The paper introduces a combined quantum and classical adiabatic capture approach using an ab initio potential to accurately model cold atom-molecule reactions.

Findings

Reaction rate at 1 K matches experimental data

Classical and quantum rates agree in the multiple partial wave regime

Significant deviations occur only below 1 mK

Abstract

We use quantum and classical adiabatic capture theories to study the chemical reaction Li + CaH -> LiH + Ca. Using a recently developed ab initio potential energy surface, which provides an accurate representation of long-range interactions in the entrance reaction channel, we calculate the adiabatic channel potentials by diagonalizing the atom-molecule Hamiltonian as a function of the atom-molecule separation. The resulting adiabatic channel potentials are used to calculate both the classical and quantum capture probabilities as a function of collision energy, as well as the temperature dependencies of the partial and total reaction rates.

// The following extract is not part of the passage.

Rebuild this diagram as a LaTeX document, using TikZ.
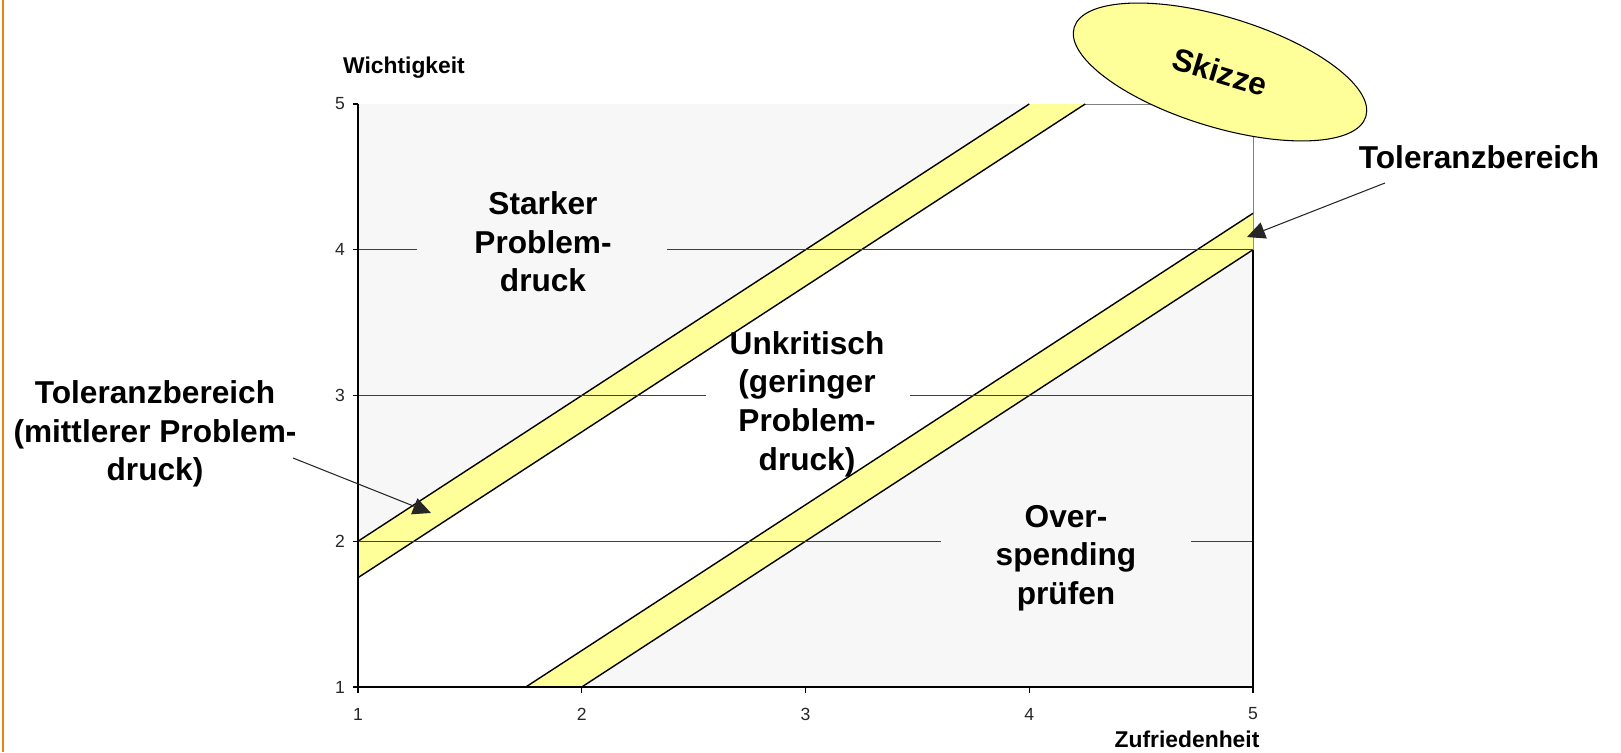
\documentclass[tikz,border=0pt]{standalone}
\usepackage{fontspec}
\setmainfont{Liberation Sans}
\usetikzlibrary{shapes.geometric,arrows.meta}
\definecolor{band}{RGB}{255,255,153}
\definecolor{zone}{RGB}{247,247,247}
\definecolor{rand}{RGB}{240,128,16}
\tikzset{
  region/.style={font=\fontsize{18}{22}\selectfont\bfseries, align=center},
  axtitle/.style={font=\fontsize{13}{15}\selectfont\bfseries},
  ticklbl/.style={font=\fontsize{10}{12}\selectfont, text=black!85},
  bandline/.style={line width=0.8pt},
  gridline/.style={draw=black!75, line width=0.6pt}
}
\begin{document}
\begin{tikzpicture}[>={Triangle[length=0.36cm,width=0.34cm]}]
  \useasboundingbox (0,0) rectangle (32.42,15.04);
  \draw[rand, line width=1.4pt] (0.06,0) -- (0.06,15.04);
  % Diagrammflaeche in Datenkoordinaten
  \begin{scope}[shift={(2.685cm,-1.615cm)}, x=4.475cm, y=2.915cm]
    \draw[gray, line width=0.5pt] (1,1) rectangle (5,5);
    \fill[zone] (1,2) -- (4,5) -- (1,5) -- cycle;
    \fill[zone] (2,1) -- (5,4) -- (5,1) -- cycle;
    \fill[band] (1,1.75) -- (1,2) -- (4,5) -- (4.25,5) -- cycle;
    \fill[band] (1.75,1) -- (5,4.25) -- (5,4) -- (2,1) -- cycle;
    \draw[bandline] (1,2) -- (4,5) (1,1.75) -- (4.25,5);
    \draw[bandline] (1.75,1) -- (5,4.25) (2,1) -- (5,4);
    \draw[gridline] (1,4) -- (1.264,4) (2.381,4) -- (5,4);
    \draw[gridline] (1,3) -- (2.555,3) (3.467,3) -- (5,3);
    \draw[gridline] (1,2) -- (3.606,2) (4.723,2) -- (5,2);
    \draw[line width=1pt] (5,4) -- (5,1);
    \draw[line width=1pt] (1,5) -- (1,1) -- (5,1);
    \foreach \i in {1,...,5} {
      \draw[line width=0.8pt] (\i,1) -- ++(0pt,-0.12cm);
      \draw[line width=0.8pt] (1,\i) -- ++(-0.1cm,0pt);
      \node[ticklbl] (xt\i) at (\i,0.815) {\i};
      \node[ticklbl] (yt\i) at (0.92,\i) {\i};
    }
    \coordinate (tipL) at (1.326,2.194);
    \coordinate (tipR) at (4.973,4.087);
  \end{scope}
  \node[axtitle] (wicht) at (8.08,13.68) {Wichtigkeit};
  \node[axtitle] (zufr) at (23.74,0.25) {Zufriedenheit};
  \node[region] (stark) at (10.86,10.20) {Starker\\Problem-\\druck};
  \node[region] (unkrit) at (16.14,6.96) {Unkritisch\\(geringer\\Problem-\\druck)};
  \node[region] (over) at (21.32,3.88) {Over-\\spending\\prüfen};
  \node[region] (tolL) at (3.10,6.36) {Toleranzbereich\\(mittlerer Problem-\\druck)};
  \node[region] (tolR) at (29.58,11.90) {Toleranzbereich};
  \node[region, ellipse, draw, fill=band, line width=0.6pt, minimum width=6.1cm,
        minimum height=2.2cm, rotate=-17] (skizze) at (24.4,13.6) {Skizze};
  \coordinate (fromL) at (5.86,5.88);
  \coordinate (fromR) at (27.70,11.38);
  \draw[->, black!85, line width=0.6pt] (fromL) -- (tipL);
  \draw[->, black!85, line width=0.6pt] (fromR) -- (tipR);
\end{tikzpicture}
\end{document}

The calculated reaction rate agrees well with the measured value at 1 K [V. Singh et al., Phys. Rev. Lett. 108, 203201 (2012)], suggesting that the title reaction proceeds without an activation barrier. The calculated classical adiabatic capture rate agrees well with the quantum result in the multiple partial wave regime of relevance to the experiment. Significant differences are found only in the ultracold limit (T < 1 mK), demonstrating that adiabatic capture theories can predict the reaction rates with nearly quantitative accuracy in the multiple partial wave regime.